Dear newspapers: Happy holidays. Love, Wall Street.

The stocks of Gannett Co Inc and New York Times Co, two of the best-known U.S. newspaper publishers, rose on Wednesday after an influential media analyst raised his ratings and profit forecasts on the companies.

After years of downward revenue estimate revisions, it appears as though the newspaper ad market is improving more quickly than we previously anticipated, Wells Fargo analyst John Janedis wrote in a research note for his clients.

Gannett shares rose 78 cents, or 5.4 percent, to $15.19 in early trading on the New York Stock Exchange. New York Times shares rose 68 cents, or 6.2 percent, to $11.71 on the NYSE.

The gains cap a year that made even some of the most stalwart newspaper investors queasy. Gannett traded as low as $1.86 in March, while the Times skidded to $3.44.

Those lows would have been rays of light for peers like McClatchy Co , whose shares hit a low of 35 cents last March and rose 2.0 percent to $3.62 on Wednesday. Many publishers saw their stock values vaporize because of the recession, frozen debt markets and an increasing sense that newspapers are a dying business.

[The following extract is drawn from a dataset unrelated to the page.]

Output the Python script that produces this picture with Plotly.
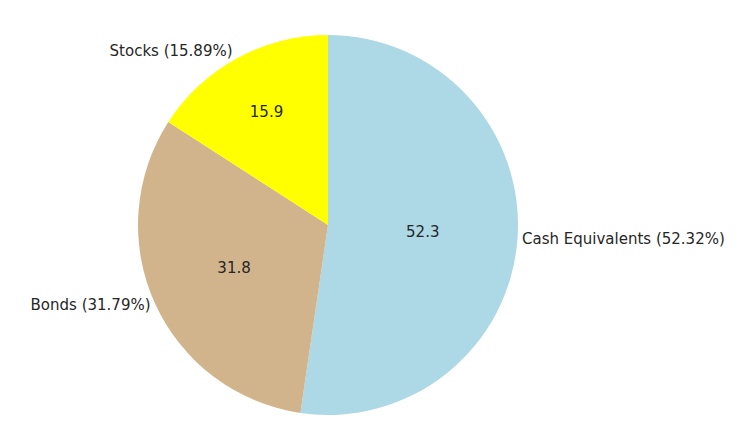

At the same time, many media experts, debt analysts and bloggers who write about how much they hate dying, biased newspapers wrote that the Times and Gannett both were wobbling on their debt and potentially faced default or insolvency.

Since then, newspaper stocks have risen as publishers including Rupert Murdoch's News Corp have said that severe ad revenue declines were easing.

Gannett has risen 716 percent since its 12-month low, while The New York Times has risen 240 percent. The Dow Jones Industrial Average <.DJI>, by contrast, has risen 62 percent.


Janedis' note does not mean that the newspaper business is recovering. The fundamental problem remains: Newspaper publishers have not found a way to sustain their businesses with a primarily Internet-based product. Printed papers still make most of the money, and that business is still falling.

Gannett and the Times, like other publishers, are finding some of their improving profits in cost-cuts rather than better ad sales. Those cuts come in part from layoffs and furloughs.

The Times, for example, laid off more than a dozen well-known newspaper reporters this month after offering buyouts to 100 members of its newsroom staff. Gannett has laid off thousands of employees in recent years.

The newspaper stock recovery, as a result, is one that will benefit investors in the short term and does not necessarily indicate confidence in publishers' long-term futures.

As Janedis wrote, improvement means ad revenue declines in the high single digits as opposed to 30 percent ad sales declines from one year to the next.

Janedis upgraded Gannett to outperform from underperform and upgraded the Times to market perform from underperform.

He raised Gannett's fourth-quarter 2009 profit forecast to 69 cents a share from 61 cents and its 2010 annual profit forecast to $1.95 from $1.55. He raised the Times' fourth-quarter profit forecast to 43 cents a share from 42 cents and his 2010 forecast to 67 cents a share from 61 cents.